Críticas


DAMA NA ÁGUA, A

De: M. NIGHT SHYAMALAN
Com: BRYCE DALLAS HOWARD, PAUL GIAMATTI, JEFFREY WRIGHT
21.09.2006
Por Jaime Biaggio
AS COISAS SÃO COMO SÃO

É assombroso que alguém na posição que M. Night Shyamalan ocupa se permita ser M. Night Shyamalan. Não é só o fato de se pretender autor e trabalhar no veio central da indústria. Isso está longe de ser inédito, afinal. Só que onde o comum é um diretor usar alguma das fôrmas disponibilizadas pelo cinema de gênero para espalhar seus interesses temáticos, com todo o cuidado para não distorcer um molde que está ali para facilitar a transcodificação por parte do público, Shyamalan faz do ruído na comunicação sua meta e seu modus operandi. Seu investimento na fantasia, no conto de fadas, na ode ao poder da imaginação, é de uma natureza diferente do que fazem um Spielberg, um Peter Jackson ou mesmo um Tim Burton (para citar um que divide com ele a fama de “subversivo”). Todos esses, de uma forma ou de outra, alimentam o público com mágica. Shyamalan faz algo mais arriscado: direciona o olhar do público para onde ele não estava olhando de início e ensina a enxergar a mágica que ali estava, insuspeita.

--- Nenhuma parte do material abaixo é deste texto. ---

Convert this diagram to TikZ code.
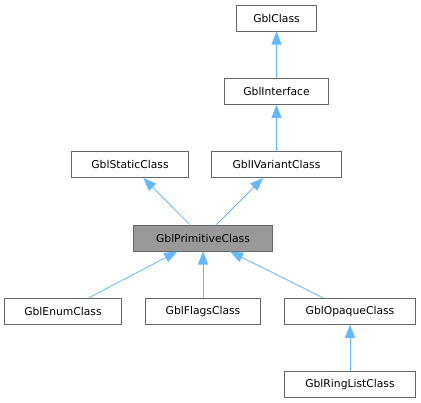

Esse é o ponto que A Dama na Água explora, de forma ainda mais ambiciosa que O Sexto Sentido, Corpo Fechado ou A Vila. Os dois primeiros ainda se encaixavam mais ou menos dentro de gêneros, ou pelo menos atendiam às expectativas geradas pelo molde; em A Vila, a equação era invertida, enxergava-se a fantasia, mas a meta final era a percepção de uma amarga realidade. O que A Dama na Água tem em comum com A Vila, no entanto, é o fato de investir nos mecanismos de criação de uma fantasia. Aqui isso se dá de forma direta: a personagem-título (Bryce Dallas Howard, a cega de A Vila) não se chama Story por acaso. Da mesma forma que ela tem uma meta a atingir, um caminho a percorrer, etapa por etapa, sua story, ops, história vai achando seu eixo aos poucos, por tentativa e erro. Na medida em que os personagens se envolvem com ela, Story/história, se comprometem mais com a sua trajetória, e achando as pistas certas. E com eles, nós todos. O processo de aceitação de Story, sua existência, seu inesperado surgimento na piscina do condomínio detonado de que Cleveland Heep (Paul Giamatti) é o zelador, seu drama com os terríveis cachorros de grama e seu desejo de voltar para seu mundo, e a busca do envolvimento, da cumplicidade com ela e das ferramentas para ajudá-la a cumprir sua trajetória, esse processo é dos moradores do lugar, a começar pelo próprio Heep, mas também do público.



E não há explicações fáceis para nada. As coisas são como são. O rapaz latino exercita só um lado do corpo, ficando com um braço maior que o outro, porque quer. Simples. O filho do personagem que faz palavras cruzadas (o excelente Jeffrey Wright) decifra mensagens espiritual-transcendentais em caixas de cereal do armário da cozinha porque... é assim que ele consegue vê-las, ué. É esse o jeito dele, um processo como qualquer outro. Uns usam cartas, outros búzios, ele usa sucrilhos. É assim. Às vezes nem dá certo, como o próprio filme mostra. Não é mágico. Só é uma forma de se alcançar a mágica.



Esse é um tema recorrente de A Dama na Água: aceitar as coisas como elas são, e achar no real o transcendental (é, soa como tópico de livro de auto-ajuda sobre serenidade no amor, mas esse também é um tema recorrente dele; não era O Sexto Sentido, à segunda olhada, um grande filme de amor?). E o triste fim do crítico de cinema vivido por Bob Balaban é o decreto da impossibilidade de se decifrar por completo a vida ou a arte (sim, sim, claro, o que invalida parcialmente a existência desse texto, mas tentar a gente pode, certo?).



E, se alguém achou que A Dama na Água evolui aos trancos e barrancos, sim, achou certo, é isso mesmo. É como as histórias de todos nós transcorrem aqui no mundo real. É dele que Shyamalan fala sempre, com ou sem cachorros de grama.



Afinal, como bem dizia a epígrafe de outro filme que encaixava o absurdo no cotidiano, o brilhante e infelizmente esquecido True Stories, de David Byrne, se você consegue pensar em algo, existe em algum lugar.